Neutral Profile Correction and Non-Volatile Memory
Neutral profile learning is used at end of line to learn profile correction through a series of one or more neutral engine RPM throttle snaps. This allows the misfire monitor to be activated at the assembly plant. A scan tool command is required to enable neutral profile correction learning. Learning profile correction factors at high-speed (3,000 RPM) neutral conditions versus during 60-40 mph decels optimizes correction factors for higher RPMs where they are most needed and eliminates driveline or transmission and road noise effects. This improves signal to noise characteristics which means improved detection capability.
The profile correction factors learned at the assembly plant are stored into non-volatile memory. This eliminates the need for specific customer drive cycles. However, misfire profiles may need to be relearned using a scan tool procedure if major engine work is done or the PCM is replaced. Re-learning is not required for a reflash.
The neutral profile correction strategy is only available on selected vehicles.

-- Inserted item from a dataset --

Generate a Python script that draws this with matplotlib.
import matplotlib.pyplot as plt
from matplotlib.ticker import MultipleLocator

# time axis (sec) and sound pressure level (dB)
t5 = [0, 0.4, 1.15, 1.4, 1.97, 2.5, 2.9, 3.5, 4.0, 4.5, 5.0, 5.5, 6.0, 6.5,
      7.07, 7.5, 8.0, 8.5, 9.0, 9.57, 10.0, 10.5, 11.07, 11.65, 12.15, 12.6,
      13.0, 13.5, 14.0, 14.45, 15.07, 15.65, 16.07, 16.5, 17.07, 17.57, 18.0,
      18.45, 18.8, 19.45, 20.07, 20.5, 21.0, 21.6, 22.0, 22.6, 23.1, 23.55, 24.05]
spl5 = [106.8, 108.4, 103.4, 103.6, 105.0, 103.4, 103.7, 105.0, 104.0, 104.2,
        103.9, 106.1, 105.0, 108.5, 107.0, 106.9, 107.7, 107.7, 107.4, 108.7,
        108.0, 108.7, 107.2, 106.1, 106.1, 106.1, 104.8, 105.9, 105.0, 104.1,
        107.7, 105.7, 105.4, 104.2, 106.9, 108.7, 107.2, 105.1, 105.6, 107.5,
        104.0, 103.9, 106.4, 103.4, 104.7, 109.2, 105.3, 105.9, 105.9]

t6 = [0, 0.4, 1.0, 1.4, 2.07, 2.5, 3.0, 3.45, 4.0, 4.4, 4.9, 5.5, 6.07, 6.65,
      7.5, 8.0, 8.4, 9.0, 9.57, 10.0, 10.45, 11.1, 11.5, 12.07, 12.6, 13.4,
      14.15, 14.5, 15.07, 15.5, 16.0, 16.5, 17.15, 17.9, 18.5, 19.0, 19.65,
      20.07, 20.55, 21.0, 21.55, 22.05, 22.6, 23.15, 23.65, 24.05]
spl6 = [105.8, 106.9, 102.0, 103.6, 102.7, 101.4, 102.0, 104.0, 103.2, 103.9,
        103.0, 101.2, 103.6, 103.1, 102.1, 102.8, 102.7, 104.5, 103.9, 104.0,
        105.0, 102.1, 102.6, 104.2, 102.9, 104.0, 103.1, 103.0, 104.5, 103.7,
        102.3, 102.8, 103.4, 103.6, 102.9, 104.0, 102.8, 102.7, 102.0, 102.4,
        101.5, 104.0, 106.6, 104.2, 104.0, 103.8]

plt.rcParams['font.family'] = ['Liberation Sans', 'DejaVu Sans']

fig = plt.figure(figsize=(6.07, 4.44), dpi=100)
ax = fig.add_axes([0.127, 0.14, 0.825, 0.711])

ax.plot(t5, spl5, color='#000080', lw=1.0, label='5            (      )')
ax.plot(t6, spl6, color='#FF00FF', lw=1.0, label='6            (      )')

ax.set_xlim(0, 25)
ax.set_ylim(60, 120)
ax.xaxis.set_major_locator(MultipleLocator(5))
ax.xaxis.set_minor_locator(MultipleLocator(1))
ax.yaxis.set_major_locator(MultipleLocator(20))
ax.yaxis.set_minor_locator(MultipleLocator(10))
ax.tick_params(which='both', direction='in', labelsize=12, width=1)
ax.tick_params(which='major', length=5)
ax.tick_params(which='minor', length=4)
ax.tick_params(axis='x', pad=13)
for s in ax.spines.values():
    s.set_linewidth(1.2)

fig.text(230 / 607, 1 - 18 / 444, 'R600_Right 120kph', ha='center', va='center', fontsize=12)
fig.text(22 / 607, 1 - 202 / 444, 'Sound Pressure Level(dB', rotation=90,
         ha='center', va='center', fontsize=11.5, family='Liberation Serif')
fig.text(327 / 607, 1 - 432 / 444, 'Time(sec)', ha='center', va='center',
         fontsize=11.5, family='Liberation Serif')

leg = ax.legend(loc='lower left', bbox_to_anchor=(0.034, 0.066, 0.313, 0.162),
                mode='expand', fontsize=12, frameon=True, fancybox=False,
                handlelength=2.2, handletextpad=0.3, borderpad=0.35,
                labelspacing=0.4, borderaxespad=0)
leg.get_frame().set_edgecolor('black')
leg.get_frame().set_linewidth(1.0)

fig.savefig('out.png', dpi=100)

Misfire Detection Monitor Specifications
Misfire detection monitor operation: DTCs P0300 to P0310 (random and specific cylinder misfire), P1336 (noisy crank sensor, no crankshaft/camshaft sensor synchronization), P0315 (crankshaft position system variation not learned), P0316 (misfire detected on startup [first 1000 revolutions]). The monitor execution is continuous, misfire rate calculated every 200 or 1,000 revolutions. The monitor does not have a specific sequence. The CKP, CMP, MAF, and ECT or CHT sensors have to be operating correctly to run the monitor. The monitoring duration is the entire driving cycle (see disablement conditions below).

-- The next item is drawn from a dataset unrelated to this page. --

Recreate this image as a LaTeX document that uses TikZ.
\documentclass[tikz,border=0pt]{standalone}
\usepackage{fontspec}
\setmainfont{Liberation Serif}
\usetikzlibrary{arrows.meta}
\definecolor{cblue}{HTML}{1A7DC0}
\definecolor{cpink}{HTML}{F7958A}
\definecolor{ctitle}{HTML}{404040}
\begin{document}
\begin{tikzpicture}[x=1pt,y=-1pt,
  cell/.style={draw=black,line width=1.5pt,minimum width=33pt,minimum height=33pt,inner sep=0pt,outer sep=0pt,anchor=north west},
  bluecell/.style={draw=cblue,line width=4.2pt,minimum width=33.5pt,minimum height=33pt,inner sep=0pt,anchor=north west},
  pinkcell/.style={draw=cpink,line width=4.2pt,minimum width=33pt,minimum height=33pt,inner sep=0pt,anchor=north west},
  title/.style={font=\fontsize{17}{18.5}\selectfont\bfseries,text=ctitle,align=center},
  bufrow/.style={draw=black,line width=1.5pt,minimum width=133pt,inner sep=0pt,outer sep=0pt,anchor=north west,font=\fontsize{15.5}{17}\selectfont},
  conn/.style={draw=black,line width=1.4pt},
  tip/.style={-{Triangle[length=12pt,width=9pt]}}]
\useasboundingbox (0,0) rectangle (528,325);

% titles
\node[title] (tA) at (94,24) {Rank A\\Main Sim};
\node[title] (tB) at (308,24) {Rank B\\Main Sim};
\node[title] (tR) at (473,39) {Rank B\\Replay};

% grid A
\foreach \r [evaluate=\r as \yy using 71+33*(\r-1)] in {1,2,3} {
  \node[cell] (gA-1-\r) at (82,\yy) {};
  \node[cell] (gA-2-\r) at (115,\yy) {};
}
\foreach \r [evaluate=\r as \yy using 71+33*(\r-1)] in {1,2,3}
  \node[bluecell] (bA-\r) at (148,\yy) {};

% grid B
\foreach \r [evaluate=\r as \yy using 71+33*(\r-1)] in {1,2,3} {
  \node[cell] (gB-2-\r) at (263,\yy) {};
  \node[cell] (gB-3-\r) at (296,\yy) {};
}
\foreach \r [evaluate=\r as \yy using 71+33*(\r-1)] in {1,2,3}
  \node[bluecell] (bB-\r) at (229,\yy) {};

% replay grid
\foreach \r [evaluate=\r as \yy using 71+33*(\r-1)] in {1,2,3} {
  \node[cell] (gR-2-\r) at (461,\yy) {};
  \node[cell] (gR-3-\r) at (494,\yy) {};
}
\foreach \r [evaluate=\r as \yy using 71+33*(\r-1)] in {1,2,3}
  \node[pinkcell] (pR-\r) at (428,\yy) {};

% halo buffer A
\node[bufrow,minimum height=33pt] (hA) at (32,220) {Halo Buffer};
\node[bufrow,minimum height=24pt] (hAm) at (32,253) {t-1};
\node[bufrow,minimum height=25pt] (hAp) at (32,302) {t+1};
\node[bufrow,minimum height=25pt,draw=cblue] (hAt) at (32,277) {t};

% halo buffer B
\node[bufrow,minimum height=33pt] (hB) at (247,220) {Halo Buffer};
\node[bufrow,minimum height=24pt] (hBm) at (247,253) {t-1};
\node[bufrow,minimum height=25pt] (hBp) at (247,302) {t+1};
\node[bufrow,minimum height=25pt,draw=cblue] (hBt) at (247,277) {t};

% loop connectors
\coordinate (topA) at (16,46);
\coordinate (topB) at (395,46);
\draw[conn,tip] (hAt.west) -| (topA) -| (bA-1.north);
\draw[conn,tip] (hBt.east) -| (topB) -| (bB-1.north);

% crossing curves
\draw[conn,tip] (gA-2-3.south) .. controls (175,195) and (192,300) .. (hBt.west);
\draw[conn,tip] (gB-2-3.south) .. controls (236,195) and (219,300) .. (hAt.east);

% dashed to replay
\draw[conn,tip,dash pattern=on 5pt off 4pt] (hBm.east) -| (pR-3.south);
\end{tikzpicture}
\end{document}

Typical misfire detection monitor entry conditions: Entry condition minimum/maximum time since engine start-up is 0 seconds, engine coolant temperature is -7°C to 121°C (20°F to 250°F), RPM range is (full-range misfire certified, with 2 revolution delay) 2 revolutions after exceeding 150 RPM below drive idle RPM to red line on tach or fuel cutoff, profile correction factors are learned in KAM, and the fuel tank level is greater than 15%.

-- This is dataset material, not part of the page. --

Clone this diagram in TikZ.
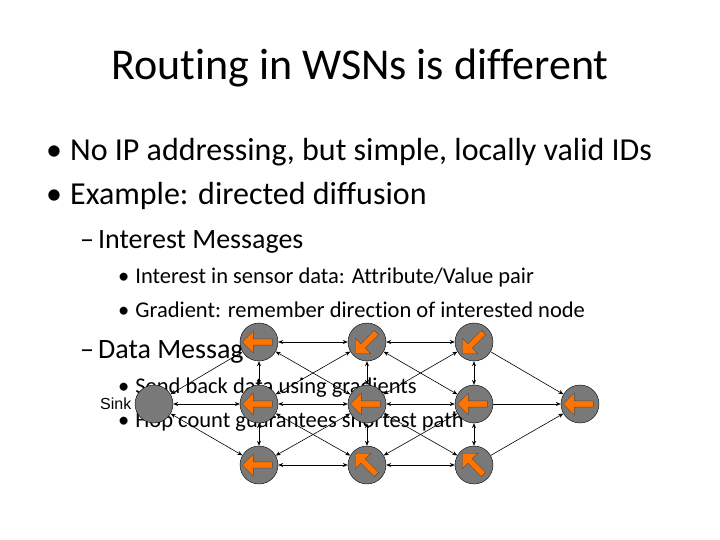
\documentclass[tikz,border=0pt]{standalone}
\usepackage{fontspec}
\setmainfont[Ligatures=NoCommon]{Carlito}
\newfontfamily\arialfont{Liberation Sans}
\usetikzlibrary{arrows.meta}
\usetikzlibrary{shapes.arrows}

\tikzset{
    sensor/.style={circle, draw=black, fill=gray!95!black, minimum size=38pt, inner sep=0pt},
    grad/.style={single arrow, draw=black!70, fill=orange!90!red, single arrow head extend=3pt,
        minimum height=30pt, minimum width=22pt, inner sep=1pt, shape border rotate=180},
    link/.style={<->, >={Stealth[length=5pt,width=4pt]}, semithick},
    hop/.style={->, >={Stealth[length=5pt,width=4pt]}, semithick},
    txt/.style={anchor=base west, inner sep=0pt},
}

\begin{document}
\begin{tikzpicture}[x=1pt, y=-1pt]
    \useasboundingbox (0,0) rectangle (720,540);
    \node[inner sep=0pt, font=\fontsize{44}{48}\selectfont] (title) at (360,68) {Routing in WSNs is different};
    % bullets
    \node[txt, font=\fontsize{32}{36}\selectfont] (b1) at (46,161) {\textbullet\hspace{8pt}No IP addressing, but simple, locally valid IDs};
    \node[txt, font=\fontsize{32}{36}\selectfont] (b2) at (46,205) {\textbullet\hspace{8pt}Example: directed diffusion};
    \node[txt, font=\fontsize{28}{32}\selectfont] (s1) at (80,248) {--\hspace{4pt}Interest Messages};
    \node[txt, font=\fontsize{22.5}{26}\selectfont] (t1) at (118,283) {\textbullet\hspace{6pt}Interest in sensor data: Attribute/Value pair};
    \node[txt, font=\fontsize{22.5}{26}\selectfont] (t2) at (118,317) {\textbullet\hspace{6pt}Gradient: remember direction of interested node};
    \node[txt, font=\fontsize{28}{32}\selectfont] (s2) at (80,358) {--\hspace{4pt}Data Messages};
    \node[txt, font=\fontsize{22.5}{26}\selectfont] (t3) at (118,393) {\textbullet\hspace{6pt}Send back data using gradients};
    \node[txt, font=\fontsize{22.5}{26}\selectfont] (t4) at (118,427) {\textbullet\hspace{6pt}Hop count guarantees shortest path};
    % network
    \node[sensor] (sink) at (154,404) {};
    \node[font=\arialfont\fontsize{16}{18}\selectfont, left=0pt] (sinklbl) at (sink.west) {Sink};
    \foreach \c/\x in {1/259,2/367,3/474} {
        \foreach \r/\y in {a/342,b/404,c/465} {
            \node[sensor] (n\c\r) at (\x,\y) {};
        }
    }
    \node[sensor] (n4b) at (580,404) {};
    % gradients
    \foreach \n/\a in {n1a/0,n1b/0,n1c/0,n2a/45,n2b/0,n2c/-45,n3a/45,n3b/0,n3c/-45,n4b/0} {
        \node[grad, rotate=\a] at (\n) {};
    }
    % links
    \draw[link] (sink) -- (n1a);
    \draw[link] (sink) -- (n1b);
    \draw[link] (sink) -- (n1c);
    \foreach \i/\j in {1/2,2/3} {
        \draw[link] (n\i a) -- (n\j a);
        \draw[link] (n\i b) -- (n\j b);
        \draw[link] (n\i c) -- (n\j c);
        \draw[link] (n\i a) -- (n\j b);
        \draw[link] (n\i b) -- (n\j a);
        \draw[link] (n\i b) -- (n\j c);
        \draw[link] (n\i c) -- (n\j b);
    }
    \foreach \c in {1,2,3} {
        \draw[link] (n\c a) -- (n\c b);
        \draw[link] (n\c b) -- (n\c c);
    }
    \draw[hop] (n3a) -- (n4b);
    \draw[hop] (n3b) -- (n4b);
    \draw[hop] (n3c) -- (n4b);
\end{tikzpicture}
\end{document}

Typical misfire temporary disablement conditions: Closed throttle deceleration (negative torque, engine being driven), Fuel shut-off due to vehicle-speed limiting or engine-RPM limiting mode, a high rate of change of torque (heavy throttle tip-in or tip out) and rough road conditions.
The profile learning operation includes DTC P0315, unable to learn profile in three, 97 to 64 km/h (60 to 40 mph) decelerations; monitor execution is once per profile learning sequence; The monitor sequence: profile must be learned before the misfire monitor is active; The CKP and CMP sensors are required to be OK; CKP/CMP signals must be synchronized. The monitoring duration is 10 cumulative seconds in conditions (a maximum of three, 97 to 64 km/h (60 to 40 mph) de-fueled decelerations).
Customer drive cycle typical profile learning entry conditions: Entry conditions from minimum to maximum: Engine in deceleration fuel shut-off mode for 4 engine cycles, the brakes are not applied, the engine RPM is 1,300 to 3,700 RPM, the change is less than 600 RPM, the vehicle speed is 48 to 121 km/h (30 to 75 mph), and the learning tolerance is 1%.
Assembly plant or repair facility typical profile learning entry conditions: Entry conditions from minimum to maximum: Engine in deceleration fuel shut-off mode for 4 engine cycles, the vehicle in park/neutral gear, the engine RPM is 2,000 to 3,000 RPM, the learning tolerance is 1%.